* **Input records**:
+--

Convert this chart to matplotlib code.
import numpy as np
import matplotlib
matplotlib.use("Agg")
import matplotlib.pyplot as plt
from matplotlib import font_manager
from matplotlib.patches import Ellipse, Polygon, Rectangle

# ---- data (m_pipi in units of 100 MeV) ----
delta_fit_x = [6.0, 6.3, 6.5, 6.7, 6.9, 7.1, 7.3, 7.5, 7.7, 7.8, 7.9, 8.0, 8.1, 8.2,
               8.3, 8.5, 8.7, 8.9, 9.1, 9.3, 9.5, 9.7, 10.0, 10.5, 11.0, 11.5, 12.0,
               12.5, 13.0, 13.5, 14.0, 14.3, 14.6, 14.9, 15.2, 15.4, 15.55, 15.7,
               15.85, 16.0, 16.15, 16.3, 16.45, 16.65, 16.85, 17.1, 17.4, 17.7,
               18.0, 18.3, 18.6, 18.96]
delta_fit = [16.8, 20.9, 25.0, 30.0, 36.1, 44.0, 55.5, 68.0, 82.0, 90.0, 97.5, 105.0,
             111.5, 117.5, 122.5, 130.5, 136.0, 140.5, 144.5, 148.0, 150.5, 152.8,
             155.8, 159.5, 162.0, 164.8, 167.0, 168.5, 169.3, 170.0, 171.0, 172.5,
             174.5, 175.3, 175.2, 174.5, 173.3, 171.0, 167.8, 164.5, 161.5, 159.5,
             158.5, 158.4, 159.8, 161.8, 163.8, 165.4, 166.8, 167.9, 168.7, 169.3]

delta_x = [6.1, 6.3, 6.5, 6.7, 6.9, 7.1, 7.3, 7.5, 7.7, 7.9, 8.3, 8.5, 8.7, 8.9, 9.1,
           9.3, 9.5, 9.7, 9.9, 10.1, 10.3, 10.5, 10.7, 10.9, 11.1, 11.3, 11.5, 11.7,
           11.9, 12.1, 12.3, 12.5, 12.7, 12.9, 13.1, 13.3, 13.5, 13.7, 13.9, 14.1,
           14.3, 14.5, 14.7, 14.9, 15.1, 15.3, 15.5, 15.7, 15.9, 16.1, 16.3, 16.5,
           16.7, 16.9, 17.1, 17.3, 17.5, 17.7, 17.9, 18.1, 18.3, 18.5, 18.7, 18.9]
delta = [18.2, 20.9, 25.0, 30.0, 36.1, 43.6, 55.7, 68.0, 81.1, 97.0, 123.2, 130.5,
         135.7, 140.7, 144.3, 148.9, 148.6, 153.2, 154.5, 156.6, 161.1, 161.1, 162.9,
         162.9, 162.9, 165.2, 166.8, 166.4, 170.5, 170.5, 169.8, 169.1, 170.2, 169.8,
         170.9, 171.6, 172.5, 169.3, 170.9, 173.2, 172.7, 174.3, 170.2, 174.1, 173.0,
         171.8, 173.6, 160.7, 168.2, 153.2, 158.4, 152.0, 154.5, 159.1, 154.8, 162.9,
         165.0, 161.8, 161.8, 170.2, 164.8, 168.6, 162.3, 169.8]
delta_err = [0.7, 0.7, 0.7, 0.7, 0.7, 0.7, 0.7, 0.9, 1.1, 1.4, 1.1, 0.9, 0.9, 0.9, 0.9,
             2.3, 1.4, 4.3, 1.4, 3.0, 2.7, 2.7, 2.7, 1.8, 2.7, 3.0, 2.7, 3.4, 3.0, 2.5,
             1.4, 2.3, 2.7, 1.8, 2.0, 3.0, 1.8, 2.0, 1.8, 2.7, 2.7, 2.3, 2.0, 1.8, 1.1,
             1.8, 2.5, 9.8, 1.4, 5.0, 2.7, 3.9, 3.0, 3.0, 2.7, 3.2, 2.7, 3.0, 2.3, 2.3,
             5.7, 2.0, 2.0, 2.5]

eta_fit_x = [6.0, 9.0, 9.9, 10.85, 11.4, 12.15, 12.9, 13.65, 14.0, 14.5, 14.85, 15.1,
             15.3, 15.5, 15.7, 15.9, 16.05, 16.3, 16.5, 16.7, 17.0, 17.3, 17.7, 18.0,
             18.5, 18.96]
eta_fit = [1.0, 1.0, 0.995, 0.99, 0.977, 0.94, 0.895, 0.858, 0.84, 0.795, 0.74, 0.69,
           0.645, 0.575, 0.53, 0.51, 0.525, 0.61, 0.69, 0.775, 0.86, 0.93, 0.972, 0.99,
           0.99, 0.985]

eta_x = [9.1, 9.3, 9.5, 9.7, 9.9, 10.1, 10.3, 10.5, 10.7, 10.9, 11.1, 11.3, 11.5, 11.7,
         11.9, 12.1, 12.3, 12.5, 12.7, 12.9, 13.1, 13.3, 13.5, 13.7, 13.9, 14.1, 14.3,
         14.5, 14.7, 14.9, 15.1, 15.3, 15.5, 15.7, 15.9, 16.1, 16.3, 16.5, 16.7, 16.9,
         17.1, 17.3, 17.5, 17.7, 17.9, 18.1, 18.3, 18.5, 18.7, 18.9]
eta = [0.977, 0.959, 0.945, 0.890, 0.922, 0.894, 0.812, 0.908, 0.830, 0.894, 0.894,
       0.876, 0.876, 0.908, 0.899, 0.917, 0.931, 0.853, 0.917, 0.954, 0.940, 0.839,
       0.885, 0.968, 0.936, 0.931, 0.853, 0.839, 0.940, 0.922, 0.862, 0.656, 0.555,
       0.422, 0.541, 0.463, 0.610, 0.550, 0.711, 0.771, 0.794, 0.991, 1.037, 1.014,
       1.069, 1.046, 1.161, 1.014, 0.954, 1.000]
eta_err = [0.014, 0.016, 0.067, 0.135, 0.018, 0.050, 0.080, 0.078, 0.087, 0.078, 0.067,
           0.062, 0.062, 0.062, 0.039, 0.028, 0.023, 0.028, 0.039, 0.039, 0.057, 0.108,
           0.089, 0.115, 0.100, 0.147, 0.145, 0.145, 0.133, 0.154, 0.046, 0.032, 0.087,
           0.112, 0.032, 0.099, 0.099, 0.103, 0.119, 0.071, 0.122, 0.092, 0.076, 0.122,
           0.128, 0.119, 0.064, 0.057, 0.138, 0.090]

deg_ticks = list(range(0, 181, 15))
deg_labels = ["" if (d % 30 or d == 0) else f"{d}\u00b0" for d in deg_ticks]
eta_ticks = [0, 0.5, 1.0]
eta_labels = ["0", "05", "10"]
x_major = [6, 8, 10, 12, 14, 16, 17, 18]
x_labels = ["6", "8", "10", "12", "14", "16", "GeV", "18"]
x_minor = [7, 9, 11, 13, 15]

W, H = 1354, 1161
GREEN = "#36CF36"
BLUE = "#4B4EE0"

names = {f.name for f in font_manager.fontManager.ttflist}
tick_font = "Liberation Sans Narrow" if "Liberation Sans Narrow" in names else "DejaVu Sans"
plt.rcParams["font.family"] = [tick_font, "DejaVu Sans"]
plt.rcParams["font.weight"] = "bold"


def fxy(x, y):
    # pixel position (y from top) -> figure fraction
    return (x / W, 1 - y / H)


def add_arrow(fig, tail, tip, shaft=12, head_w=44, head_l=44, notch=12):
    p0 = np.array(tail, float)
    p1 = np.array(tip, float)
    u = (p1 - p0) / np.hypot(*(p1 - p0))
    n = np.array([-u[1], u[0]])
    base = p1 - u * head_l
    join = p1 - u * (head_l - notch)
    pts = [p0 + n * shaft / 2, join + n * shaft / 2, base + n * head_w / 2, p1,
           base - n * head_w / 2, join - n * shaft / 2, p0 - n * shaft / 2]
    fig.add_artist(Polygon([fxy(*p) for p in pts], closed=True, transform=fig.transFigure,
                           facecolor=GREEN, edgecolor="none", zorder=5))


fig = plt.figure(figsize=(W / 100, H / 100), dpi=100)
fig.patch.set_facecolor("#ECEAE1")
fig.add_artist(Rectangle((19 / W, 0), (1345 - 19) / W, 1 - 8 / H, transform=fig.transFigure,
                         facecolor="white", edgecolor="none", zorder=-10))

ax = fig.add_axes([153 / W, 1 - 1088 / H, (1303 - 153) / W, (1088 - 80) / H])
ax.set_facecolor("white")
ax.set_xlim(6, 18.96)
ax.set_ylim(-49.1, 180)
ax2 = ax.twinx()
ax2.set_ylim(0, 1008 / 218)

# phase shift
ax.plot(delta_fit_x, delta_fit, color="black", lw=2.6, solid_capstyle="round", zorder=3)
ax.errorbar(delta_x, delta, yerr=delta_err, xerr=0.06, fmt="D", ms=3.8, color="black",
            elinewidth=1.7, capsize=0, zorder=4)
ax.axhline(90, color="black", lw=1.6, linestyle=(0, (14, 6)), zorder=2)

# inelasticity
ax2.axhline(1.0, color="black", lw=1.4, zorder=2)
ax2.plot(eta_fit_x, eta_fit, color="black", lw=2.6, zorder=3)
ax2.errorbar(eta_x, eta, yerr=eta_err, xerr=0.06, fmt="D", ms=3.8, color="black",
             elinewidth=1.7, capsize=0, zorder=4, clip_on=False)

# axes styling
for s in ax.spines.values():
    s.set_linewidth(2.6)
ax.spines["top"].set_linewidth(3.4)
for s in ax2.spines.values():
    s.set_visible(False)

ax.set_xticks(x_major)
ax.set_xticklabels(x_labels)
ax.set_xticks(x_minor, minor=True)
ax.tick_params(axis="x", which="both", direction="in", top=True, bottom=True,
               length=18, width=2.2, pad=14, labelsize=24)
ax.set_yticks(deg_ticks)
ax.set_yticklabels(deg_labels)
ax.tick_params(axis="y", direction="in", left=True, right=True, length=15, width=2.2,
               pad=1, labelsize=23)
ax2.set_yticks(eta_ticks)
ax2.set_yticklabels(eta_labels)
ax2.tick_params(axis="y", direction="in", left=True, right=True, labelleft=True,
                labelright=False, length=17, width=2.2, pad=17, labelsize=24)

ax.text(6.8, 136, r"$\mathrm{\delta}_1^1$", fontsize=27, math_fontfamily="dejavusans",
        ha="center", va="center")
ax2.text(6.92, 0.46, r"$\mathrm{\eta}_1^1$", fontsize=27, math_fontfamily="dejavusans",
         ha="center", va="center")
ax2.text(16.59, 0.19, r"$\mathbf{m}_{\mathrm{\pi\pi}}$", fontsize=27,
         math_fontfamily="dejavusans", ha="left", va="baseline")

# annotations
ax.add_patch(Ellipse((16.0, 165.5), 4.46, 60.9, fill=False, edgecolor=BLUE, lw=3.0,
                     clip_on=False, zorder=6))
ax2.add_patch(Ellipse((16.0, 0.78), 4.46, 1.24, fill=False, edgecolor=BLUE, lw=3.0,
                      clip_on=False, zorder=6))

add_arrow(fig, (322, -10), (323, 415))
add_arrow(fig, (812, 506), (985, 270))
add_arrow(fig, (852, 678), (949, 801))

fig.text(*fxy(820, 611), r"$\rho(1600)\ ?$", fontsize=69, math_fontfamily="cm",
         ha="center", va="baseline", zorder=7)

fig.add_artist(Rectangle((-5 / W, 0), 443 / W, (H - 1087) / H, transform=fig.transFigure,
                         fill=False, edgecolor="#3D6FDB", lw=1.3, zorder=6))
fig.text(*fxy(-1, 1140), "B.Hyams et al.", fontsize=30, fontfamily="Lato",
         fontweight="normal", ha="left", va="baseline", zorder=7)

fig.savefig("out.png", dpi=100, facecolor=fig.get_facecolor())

+--

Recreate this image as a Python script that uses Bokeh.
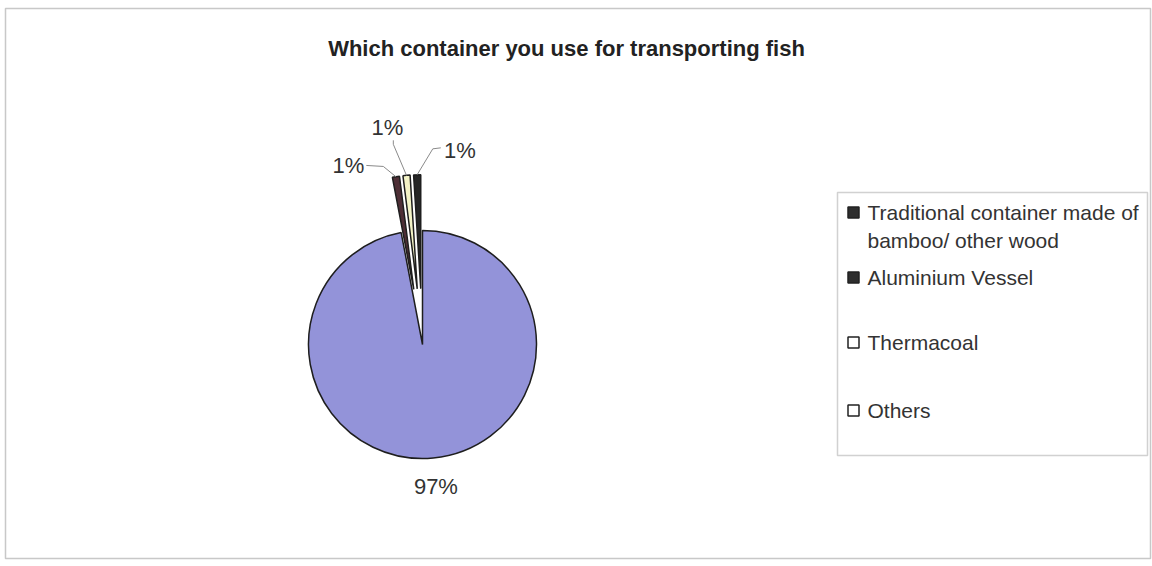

+--

* **What you have to do**: Quote the lines that begin at the line containing "Convert this chart to matplotlib code." and end at the line containing "from matplotlib.patches import", keeping both of those lines.

* **Reply to the exercise**:
Convert this chart to matplotlib code.
import numpy as np
import matplotlib
matplotlib.use("Agg")
import matplotlib.pyplot as plt
from matplotlib import font_manager
from matplotlib.patches import Ellipse, Polygon, Rectangle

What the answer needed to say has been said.